I have exciting news! My manuscript was selected to be part of #FicFest! There were over 400 entries into the contest and 45 writers were picked, along with 15 alternates, to be mentored. I'm honoured and thrilled for this opportunity.
As I await for my mentor to provide her suggested revisions for my urban fantasy manuscript, I'm reading reactions from some of the other mentees as they also wait or start to receive revisions from mentors. I see lots of excitement and nervousness, and a lot of hope that their stories will be greatly improved by this experience.
In preparation of this round of revisions for my novel, I thought it apt to discuss some things to keep in mind when receiving a critique. I'm talking about every level, whether it be from a critique partner or an editor. Hopefully you have a good person providing the feedback who is honest and has the best interests of the story at heart. Critiques should NEVER be an attack on the story or writer, but look at both strengths and weaknesses.
Receiving a critique on something you have spent hundreds of hours working on and that you are emotionally tied to can be a challenge. Sometimes when you see the feedback a light bulb goes off and you wonder why you hadn't thought of the suggestions before. Other times you want to cross your arms, and say no.
When I had my manuscript edited by a freelance editor, the very wise Kate Angelella, she suggested that I read the edit letter, put it away for a least a day and not think about it, then go back to it. This is sound advice. Your initial reaction to suggested revisions can be mixed or upsetting. It's best to give yourself time to digest the suggestions.

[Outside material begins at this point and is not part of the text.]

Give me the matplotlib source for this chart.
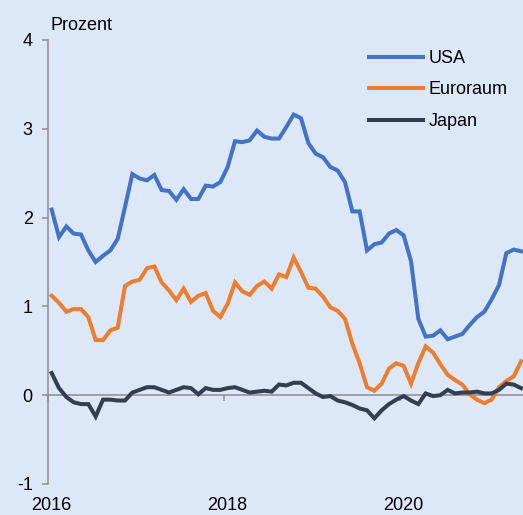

You need to consider every suggestion as objectively as possible. This can be hard because you are so invested in your manuscript. Try to be open to new ideas. Sometimes we are resistant because we have rose-coloured glasses on when we look at our work; sometimes we are afraid of how much work it will take to incorporate the revisions (a manuscript overhaul can be extremely daunting); sometimes we are just being stubborn. Everyone has their own reasons. Think on the suggestions and consider if it will make your manuscript better.
Do you need to blindly accept suggestions? No. You should be open and willing to make changes, but if you disagree with a suggested revision, you don't have to do it--but you should know why. Don't be blinded by pride, have a valid reason as to why the aspect of the story needs to remain. It's best to discuss the revision with the person who made the suggestion, listen to their side, maybe once it's discussed you will agree, or maybe you won't. If your manuscript is being reviewed by an agent or editor at a publishing house, you will need to defend your choice.
If someone has taken time to read your whole manuscript and given it enough thought to provide you with ways to improve it, be grateful. You don't have to agree with everything suggested, but you owe it to that person to take their thoughts under serious consideration.